As Katie Taylor walked out of the arena after her first win of this week she was asked if she knew anything about the next opponent, a Romanian boxer, Lavina Ioana Mera. "No," she said. "I don't even know who I'm fighting."
Actually no one did because the preliminary bout to decide who would face her was taking place just behind where she was standing. Had Taylor known the name of her opponent, she would still not have recognised the blond-haired Romanian as one of the juniors who looked up to her as a young boxer growing up in Ireland.
Mera lived in Mitchelstown in Cork for most of her primary school years before retuning to Romania at the end of first year, when she was almost 14 years old.
For nearly six years she boxed locally, looking admiringly north towards Dublin to the Bray base from where Taylor was conquering the world. Now 19, Mera, the local hope in Bucharest, has to plot the downfall of the Olympic, world and reigning European champion.
Taylor is about to face a Romanian Cork county junior boxing champion, who has a brother that lives in Dún Laoghaire. “I feel honoured to box with her,” says Mera. “Since I’ve been in the 60kgs I’ve had this wish to box with her. But I wasn’t expecting it so soon. I feel pretty prepared for her but I don’t want to say anything for now. I know I’ll give my best and box as good as I can.

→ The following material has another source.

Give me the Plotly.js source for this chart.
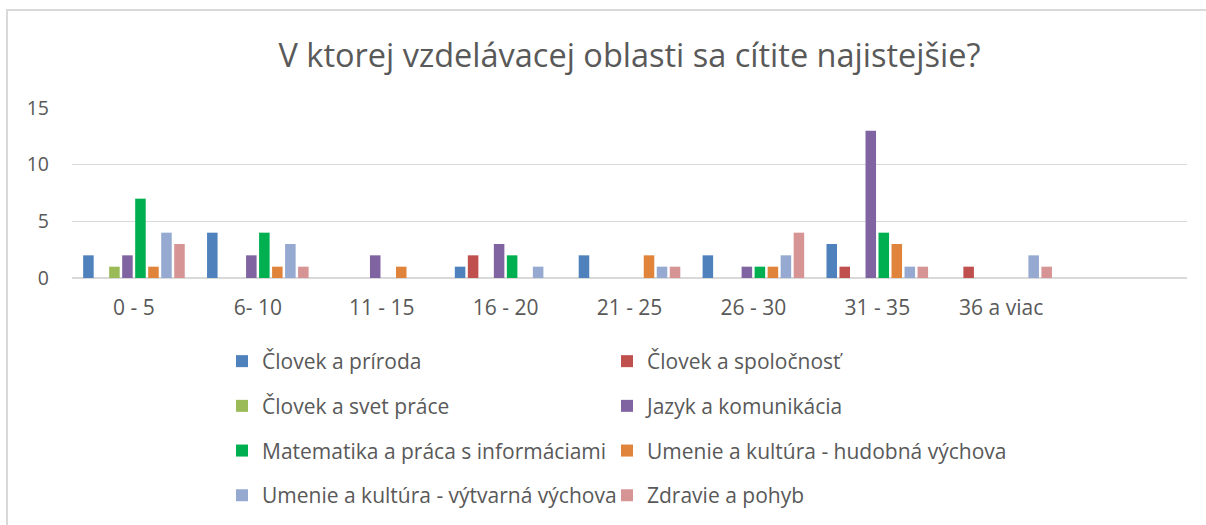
<!DOCTYPE html>
<html>
<head>
<meta charset="utf-8">
<script src="https://cdn.plot.ly/plotly-3.0.1.min.js"></script>
<style>
  html, body { margin: 0; padding: 0; background: #ffffff; }
  #chart { width: 1206px; height: 525px; }
</style>
</head>
<body>
<div id="chart"></div>
<script>
// ---- Data ----
var categories = ["0 - 5", "6- 10", "11 - 15", "16 - 20", "21 - 25", "26 - 30", "31 - 35", "36 a viac"];

var seriesNames = [
  "Človek a príroda",
  "Človek a spoločnosť",
  "Človek a svet práce",
  "Jazyk a komunikácia",
  "Matematika a práca s informáciami",
  "Umenie a kultúra - hudobná výchova",
  "Umenie a kultúra - výtvarná výchova",
  "Zdravie a pohyb"
];

var clovekPriroda      = [2, 4, 0, 1, 2, 2, 3, 0];
var clovekSpolocnost   = [0, 0, 0, 2, 0, 0, 1, 1];
var clovekSvetPrace    = [1, 0, 0, 0, 0, 0, 0, 0];
var jazykKomunikacia   = [2, 2, 2, 3, 0, 1, 13, 0];
var matematika         = [7, 4, 0, 2, 0, 1, 4, 0];
var hudobnaVychova     = [1, 1, 1, 0, 2, 1, 3, 0];
var vytvarnaVychova    = [4, 3, 0, 1, 1, 2, 1, 2];
var zdraviePohyb       = [3, 1, 0, 0, 1, 4, 1, 1];

var seriesValues = [clovekPriroda, clovekSpolocnost, clovekSvetPrace, jazykKomunikacia,
                    matematika, hudobnaVychova, vytvarnaVychova, zdraviePohyb];

var yTickVals = [0, 5, 10, 15];

// ---- Styles ----
var colors = ["#4F81BD", "#C0504D", "#9BBB59", "#8064A2", "#00B050", "#E0843C", "#95A9D1", "#D69494"];
var FONT = "'Open Sans', 'Noto Sans', sans-serif";
var TXT = "#595959";

var W = 1206, H = 525;
var M = {l: 72, r: 19, t: 108, b: 247, autoexpand: false};
var pw = W - M.l - M.r, ph = H - M.t - M.b;
function px2x(px) { return (px - M.l) / pw; }
function py2y(py) { return (H - M.b - py) / ph; }

var traces = seriesNames.map(function (name, i) {
  return {
    type: "bar",
    name: name,
    x: categories,
    y: seriesValues[i],
    marker: {color: colors[i], line: {width: 0}},
    legend: (i % 2 === 0) ? "legend" : "legend2",
    legendgroup: "g" + i,
    hoverinfo: "x+y+name"
  };
});

var legendCommon = {
  orientation: "v",
  xanchor: "left",
  yanchor: "top",
  font: {family: FONT, size: 21, color: TXT},
  bgcolor: "rgba(0,0,0,0)",
  tracegroupgap: 14.4,
  itemclick: false,
  itemdoubleclick: false
};

var layout = {
  width: W,
  height: H,
  margin: M,
  paper_bgcolor: "#ffffff",
  plot_bgcolor: "#ffffff",
  font: {family: FONT, color: TXT},
  title: {
    text: "V ktorej vzdelávacej oblasti sa cítite najistejšie?",
    font: {family: FONT, size: 32.5, color: TXT},
    x: 0.5,
    xref: "paper",
    xanchor: "center",
    y: 1 - 56 / H,
    yanchor: "middle"
  },
  barmode: "group",
  bargap: 0.16,
  bargroupgap: 0.19,
  xaxis: {
    type: "category",
    range: [-0.5, 8.5],
    showgrid: false,
    showline: false,
    zeroline: false,
    ticks: "",
    tickfont: {family: FONT, size: 21, color: TXT},
    ticklabelstandoff: 15,
    fixedrange: true
  },
  yaxis: {
    range: [0, 15],
    tickvals: yTickVals,
    ticktext: yTickVals.map(String),
    showgrid: true,
    gridcolor: "#D9D9D9",
    gridwidth: 1,
    zeroline: true,
    zerolinecolor: "#D9D9D9",
    zerolinewidth: 2,
    showline: false,
    ticks: "",
    tickfont: {family: FONT, size: 19.5, color: TXT},
    ticklabelstandoff: 22,
    fixedrange: true
  },
  legend: Object.assign({}, legendCommon, {x: px2x(222), y: py2y(341)}),
  legend2: Object.assign({}, legendCommon, {x: px2x(607), y: py2y(341)}),
  shapes: [
    {type: "line", xref: "paper", yref: "paper", x0: px2x(7), x1: px2x(7), y0: py2y(9), y1: py2y(530),
     line: {color: "#D9D9D9", width: 2}},
    {type: "line", xref: "paper", yref: "paper", x0: px2x(6), x1: px2x(1210), y0: py2y(10), y1: py2y(10),
     line: {color: "#D9D9D9", width: 2}}
  ],
  showlegend: true
};

Plotly.newPlot("chart", traces, layout, {displayModeBar: false, staticPlot: false});
</script>
</body>
</html>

“In my eyes she is a great champion and she’s a brilliant girl as well as a character and outside the ring a girl I really admire. It will be a big pleasure for me to box against her because I see the way she boxes and I appreciate her for what she is.”
Junior ranks
Mera, who is in just her first year out of the junior ranks, lived for six years in Michelstown, where her father worked and her mother raised the children. Now back living in Romania, her meeting with Taylor is the biggest test of her career, one where the emotions are mixed.
“Actually, I started boxing in Ireland,” she says. “I’m a county champion in the juniors. I was in Mitchelstown in Cork, where my parents lived. My father worked as a butcher and my mother looked after the children. My brother is a citizen of Ireland. He got residency and lives in Dublin, Dún Laoghaire. We have quite a past in Ireland alright. When I was boxing there everyone was telling me you should get up to box like Katie to be like her.”
The transition from juniors to seniors takes time and the hesitancy in her voice comes from this match-up possibly being premature. Taylor’s speed and power can be overwhelming and while the Olympic champion knew little about Mera, she’s far from complacent about tomorrow’s meeting, one that will ensure the winner receives at least a European bronze medal.
“The truth is she is the best,” says Mera. “That’s definite and you can see it clearly from a distance. I cannot say that I am better than her. No. Right now she is the best. But we’ll see. I’ll box with her. I’ll give it my best and we’ll see afterwards if she is still the best or not. Right now, though, she’s the best.”
If Taylor wins it could set up a meeting Bulgaria’s Denitsa Eliseeva, the last boxer to get a decision over Taylor.
There has been a distinction made between ‘beating’ Taylor and getting a ‘decision’. Eliseeva was gifted a controversial points win by the judges when she beat Taylor 5-1 on home ground at the Strandja Multi-Nations in February 2011, a shock result for which she later apologised to Taylor’s furious camp.
But the Irish champion is not one to look too far ahead in the draw. There’s still a Cork county champion to be boxed in the Tineretului Park, where the venue Polyvalent Hall is located. “I have been back in Romania for a few years now,” says Mera. “It was great in Cork. I liked Ireland. It was a great pleasure but your country is your country and home is here for me.”